The required output is the block of lines from the line with "Recreate this image" to the line with "plt.rcParams['mathtext.bf'] = 'Liberation", endpoints included and pictures omitted.

- [Input rows]:
══════════
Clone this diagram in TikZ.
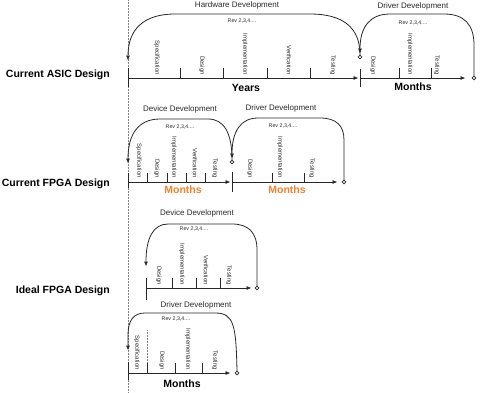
══════════
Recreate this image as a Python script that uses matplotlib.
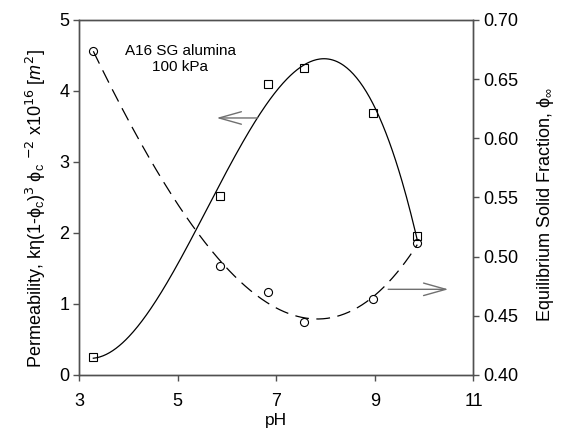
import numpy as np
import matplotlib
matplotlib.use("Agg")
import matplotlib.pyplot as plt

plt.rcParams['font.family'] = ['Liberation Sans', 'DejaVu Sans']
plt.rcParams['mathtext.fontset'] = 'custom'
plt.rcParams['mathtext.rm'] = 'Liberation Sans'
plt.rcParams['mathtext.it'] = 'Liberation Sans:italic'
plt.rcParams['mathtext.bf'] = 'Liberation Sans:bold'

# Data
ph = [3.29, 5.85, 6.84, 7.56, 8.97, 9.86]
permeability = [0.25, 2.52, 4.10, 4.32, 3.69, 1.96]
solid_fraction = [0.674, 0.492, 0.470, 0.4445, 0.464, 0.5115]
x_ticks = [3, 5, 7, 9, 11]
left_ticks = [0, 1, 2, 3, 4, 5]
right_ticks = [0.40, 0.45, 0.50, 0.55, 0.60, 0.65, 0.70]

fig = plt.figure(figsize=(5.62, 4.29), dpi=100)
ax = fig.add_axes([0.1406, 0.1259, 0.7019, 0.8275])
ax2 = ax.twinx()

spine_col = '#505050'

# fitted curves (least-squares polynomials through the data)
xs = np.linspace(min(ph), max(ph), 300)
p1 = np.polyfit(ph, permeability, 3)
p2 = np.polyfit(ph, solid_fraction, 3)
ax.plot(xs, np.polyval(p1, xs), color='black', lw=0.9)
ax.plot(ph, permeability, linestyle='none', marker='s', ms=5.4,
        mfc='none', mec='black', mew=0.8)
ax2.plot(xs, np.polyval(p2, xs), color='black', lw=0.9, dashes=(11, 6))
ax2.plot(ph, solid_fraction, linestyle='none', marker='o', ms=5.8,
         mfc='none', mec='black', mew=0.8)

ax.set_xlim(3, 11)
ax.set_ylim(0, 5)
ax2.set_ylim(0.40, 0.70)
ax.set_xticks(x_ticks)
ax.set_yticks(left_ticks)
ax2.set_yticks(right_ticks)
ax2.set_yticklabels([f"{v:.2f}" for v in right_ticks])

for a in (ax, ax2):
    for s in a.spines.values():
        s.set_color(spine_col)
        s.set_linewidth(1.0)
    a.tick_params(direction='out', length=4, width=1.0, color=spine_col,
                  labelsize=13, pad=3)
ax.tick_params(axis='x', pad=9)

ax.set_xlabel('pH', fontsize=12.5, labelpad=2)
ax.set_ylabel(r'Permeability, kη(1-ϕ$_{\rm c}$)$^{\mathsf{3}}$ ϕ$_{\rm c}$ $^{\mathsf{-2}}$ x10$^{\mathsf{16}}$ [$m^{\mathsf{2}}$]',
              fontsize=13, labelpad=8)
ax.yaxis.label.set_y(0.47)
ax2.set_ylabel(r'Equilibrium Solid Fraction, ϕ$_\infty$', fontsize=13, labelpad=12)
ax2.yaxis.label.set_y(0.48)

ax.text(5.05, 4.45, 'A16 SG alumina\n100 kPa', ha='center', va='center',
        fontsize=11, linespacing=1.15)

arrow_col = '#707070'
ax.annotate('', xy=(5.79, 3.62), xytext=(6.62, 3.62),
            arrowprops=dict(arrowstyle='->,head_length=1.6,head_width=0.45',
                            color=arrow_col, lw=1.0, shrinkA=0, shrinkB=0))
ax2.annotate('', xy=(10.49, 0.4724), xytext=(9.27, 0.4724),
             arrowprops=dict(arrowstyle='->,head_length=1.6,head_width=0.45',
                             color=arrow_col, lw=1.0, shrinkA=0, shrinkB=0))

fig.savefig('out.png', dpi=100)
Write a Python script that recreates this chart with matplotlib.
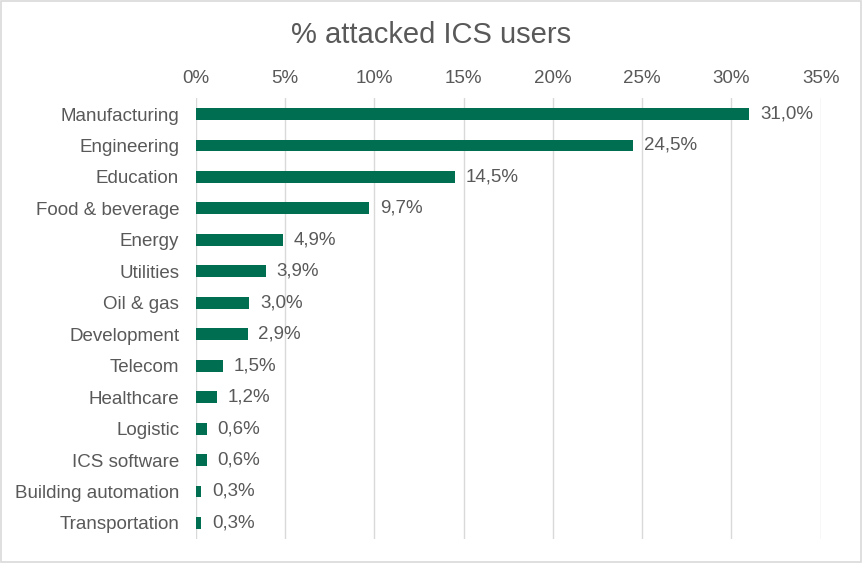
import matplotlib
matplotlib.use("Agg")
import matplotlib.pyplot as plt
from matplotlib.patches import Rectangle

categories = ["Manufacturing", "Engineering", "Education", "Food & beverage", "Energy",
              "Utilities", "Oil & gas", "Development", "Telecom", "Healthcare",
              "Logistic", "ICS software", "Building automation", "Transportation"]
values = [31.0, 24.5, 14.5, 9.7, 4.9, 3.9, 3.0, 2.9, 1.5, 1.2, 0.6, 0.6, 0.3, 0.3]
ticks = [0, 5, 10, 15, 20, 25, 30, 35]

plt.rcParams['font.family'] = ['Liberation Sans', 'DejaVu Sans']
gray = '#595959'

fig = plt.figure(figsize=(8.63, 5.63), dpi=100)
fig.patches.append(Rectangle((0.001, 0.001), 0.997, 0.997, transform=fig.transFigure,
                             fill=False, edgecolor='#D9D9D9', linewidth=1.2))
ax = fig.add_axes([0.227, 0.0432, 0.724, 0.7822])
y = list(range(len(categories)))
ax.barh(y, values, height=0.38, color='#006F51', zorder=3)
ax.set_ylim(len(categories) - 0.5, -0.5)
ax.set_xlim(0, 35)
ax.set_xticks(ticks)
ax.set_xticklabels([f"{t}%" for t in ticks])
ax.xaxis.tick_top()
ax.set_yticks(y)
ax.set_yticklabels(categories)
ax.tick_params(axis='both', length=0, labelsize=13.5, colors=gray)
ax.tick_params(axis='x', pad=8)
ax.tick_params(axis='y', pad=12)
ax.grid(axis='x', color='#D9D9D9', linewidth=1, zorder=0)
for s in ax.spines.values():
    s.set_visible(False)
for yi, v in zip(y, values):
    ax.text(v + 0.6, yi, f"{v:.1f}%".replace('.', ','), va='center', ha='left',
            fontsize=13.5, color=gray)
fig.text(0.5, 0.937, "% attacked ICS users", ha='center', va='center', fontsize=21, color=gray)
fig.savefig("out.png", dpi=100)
══════════
- [Right answer]:
Recreate this image as a Python script that uses matplotlib.
import numpy as np
import matplotlib
matplotlib.use("Agg")
import matplotlib.pyplot as plt

plt.rcParams['font.family'] = ['Liberation Sans', 'DejaVu Sans']
plt.rcParams['mathtext.fontset'] = 'custom'
plt.rcParams['mathtext.rm'] = 'Liberation Sans'
plt.rcParams['mathtext.it'] = 'Liberation Sans:italic'
plt.rcParams['mathtext.bf'] = 'Liberation Sans:bold'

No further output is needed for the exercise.